Friday, December 4, 2009

Taking It Easy

I'm blogging from bed. I have my netbook on it's side.... Typing is a little awkward.

I'm starting yet a new drug today. The muscle relaxant doesn't seem to be doing anything for me so now I've been prescribed an antidepressant. Theoretically, I should be pain free, relaxed, and happy!

I've been getting traction three times a week which so far hasn't improved my condition but makes me feel proactive while I'm waiting around for my doctors to figure this out. So in addition to relaxed and happy, I should be a couple inches taller.

I was told during today's traction, I should just go home afterward and lay down. So here I am, in bed with my netbook, listening to Pandora, watching Hulu, and keeping in touch with my faithful readers.

I'm waiting to hear from an anesthesiologist to schedule my epidural. Meanwhile, I have a decision to make: I can't do both the epidural and continue the traction treatments. If I could stay in bed for another four weeks while I continue the traction, I might consider it. But it's expensive, might ultimately not work, and I really need to get back to work.

The epidural option is attractive because it could provide me with some pain relief, is less expensive, will allow me to get back to work, and get off narcotics.

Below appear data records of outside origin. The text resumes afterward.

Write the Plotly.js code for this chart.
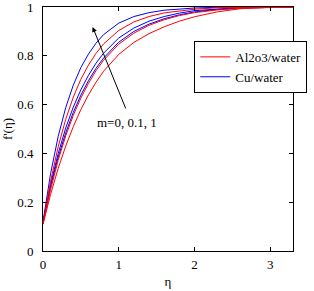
<!DOCTYPE html>
<html>
<head>
<meta charset="utf-8">
<script src="https://cdn.plot.ly/plotly-3.0.1.min.js"></script>
<style>html,body{margin:0;padding:0;background:#fff;}#plot{width:314px;height:291px;}</style>
</head>
<body>
<div id="plot"></div>
<script>
// eta grid
const eta = [0, 0.1, 0.2, 0.3, 0.4, 0.5, 0.6, 0.7, 0.8, 1.0, 1.2, 1.4, 1.6, 1.8, 2.0, 2.3, 2.6, 3.0, 3.3];
// Cu/water, m = 0, 0.1, 1
const cu_m0   = [0.12, 0.317, 0.469, 0.588, 0.680, 0.752, 0.807, 0.852, 0.887, 0.934, 0.961, 0.977, 0.987, 0.993, 0.996, 0.999, 1.000, 1.000, 1.000];
const cu_m01  = [0.12, 0.273, 0.399, 0.504, 0.590, 0.661, 0.720, 0.770, 0.811, 0.873, 0.914, 0.942, 0.961, 0.975, 0.985, 0.993, 0.998, 1.000, 1.000];
const cu_m1   = [0.12, 0.264, 0.384, 0.484, 0.568, 0.639, 0.698, 0.749, 0.791, 0.856, 0.900, 0.930, 0.952, 0.968, 0.980, 0.990, 0.996, 1.000, 1.000];
// Al2O3/water, m = 0, 0.1, 1
const al_m0   = [0.11, 0.286, 0.427, 0.540, 0.631, 0.704, 0.762, 0.810, 0.849, 0.904, 0.939, 0.961, 0.976, 0.985, 0.991, 0.997, 0.999, 1.000, 1.000];
const al_m01  = [0.11, 0.252, 0.372, 0.472, 0.556, 0.627, 0.687, 0.739, 0.782, 0.848, 0.893, 0.925, 0.948, 0.965, 0.977, 0.988, 0.995, 0.999, 1.000];
const al_m1   = [0.11, 0.232, 0.338, 0.430, 0.510, 0.580, 0.640, 0.692, 0.737, 0.806, 0.855, 0.891, 0.919, 0.942, 0.960, 0.980, 0.993, 0.999, 1.000];

const seriesNames = ['Al2o3/water', 'Cu/water'];
const xTicks = [0, 1, 2, 3];
const yTicks = [0, 0.2, 0.4, 0.6, 0.8, 1];
const annText = 'm=0, 0.1, 1';

const RED = '#ff0000', BLUE = '#0000ff';
function tr(y, color, name, show) {
  return {x: eta, y: y, type: 'scatter', mode: 'lines', line: {color: color, width: 1},
          name: name, showlegend: show, legendgroup: name, hoverinfo: 'skip', cliponaxis: false};
}
const data = [
  tr(cu_m0, BLUE, seriesNames[1], false),
  tr(cu_m01, BLUE, seriesNames[1], false),
  tr(cu_m1, BLUE, seriesNames[1], false),
  tr(al_m0, RED, seriesNames[0], true),
  tr(al_m01, RED, seriesNames[0], false),
  tr(al_m1, RED, seriesNames[0], false),
  Object.assign(tr([null], BLUE, seriesNames[1], true), {x: [null]})
];
const F = 'Liberation Serif, Times New Roman, serif';
const layout = {
  width: 314, height: 291,
  margin: {l: 43, r: 10, t: 7, b: 40},
  paper_bgcolor: '#fff', plot_bgcolor: '#fff',
  font: {family: F, size: 13, color: '#000'},
  showlegend: true,
  legend: {x: 0.605, y: 0.861, xanchor: 'left', yanchor: 'top', bgcolor: '#fff',
           bordercolor: '#000', borderwidth: 1, font: {family: F, size: 13},
           itemwidth: 30, tracegroupgap: 0, traceorder: 'normal'},
  xaxis: {range: [0, 3.3], tickvals: xTicks, ticktext: xTicks.map(String), ticks: 'inside', ticklen: 4,
          tickcolor: '#000', showline: true, linecolor: '#000', linewidth: 1, mirror: 'allticks',
          showgrid: false, zeroline: false, fixedrange: true, ticklabelstandoff: 1,
          ticklabeloverflow: 'allow',
          tickfont: {family: F, size: 13, color: '#000'},
          title: {text: 'η', font: {family: F, size: 13}, standoff: 6}},
  yaxis: {range: [0, 1.0001], tickvals: yTicks, ticktext: yTicks.map(String), ticks: 'inside', ticklen: 4,
          tickcolor: '#000', showline: true, linecolor: '#000', linewidth: 1, mirror: 'allticks',
          showgrid: false, zeroline: false, fixedrange: true, ticklabelstandoff: 6,
          ticklabeloverflow: 'allow',
          tickfont: {family: F, size: 13, color: '#000'},
          title: {text: "f'(η)", font: {family: F, size: 13}, standoff: 6}},
  annotations: [
    {x: 0.655, y: 0.918, ax: 1.10, ay: 0.578, axref: 'x', ayref: 'y', xref: 'x', yref: 'y',
     text: '', showarrow: true, arrowhead: 2, arrowsize: 1, arrowwidth: 1, arrowcolor: '#000'},
    {x: 1.11, y: 0.525, xref: 'x', yref: 'y', text: annText, showarrow: false,
     font: {family: F, size: 13, color: '#000'}}
  ]
};
Plotly.newPlot('plot', data, layout, {displayModeBar: false, staticPlot: true});
</script>
</body>
</html>
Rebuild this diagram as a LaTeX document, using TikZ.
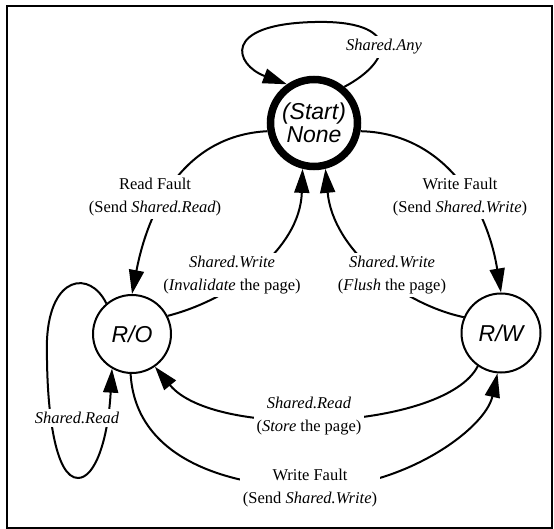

It has the potential to give me my life back. Gee, when I put it that way the choice seems clear.

On the other hand, if the epidural doesn't work, the only options left are finding an oral pain regimen that works, starting all over with the traction treatments (they're progressive in nature and I'm almost to the halfway point now), or surgery.

If the doctor is right that this will most likely go away on its own, the traction is irrelevant and the only issue left is pain management. From that point of view, the epidural seems to be the right choice. I'm leaning that way anyway.

Traction (DRX 9000, actually) is promoted as an alternative to surgery. (Turns out there's no literature to support this.) The underlying premise, or one of them anyway, is that surgery is bad and should be avoided at all costs. (Let me remind you, traction is costly.) On the other hand, if the doctor had told me that the MRI indicated surgery was necessary, I would have jumped on the opportunity just for the pain relief.

Oh well. Until I hear from the anesthesiologist, I'll just take it easy.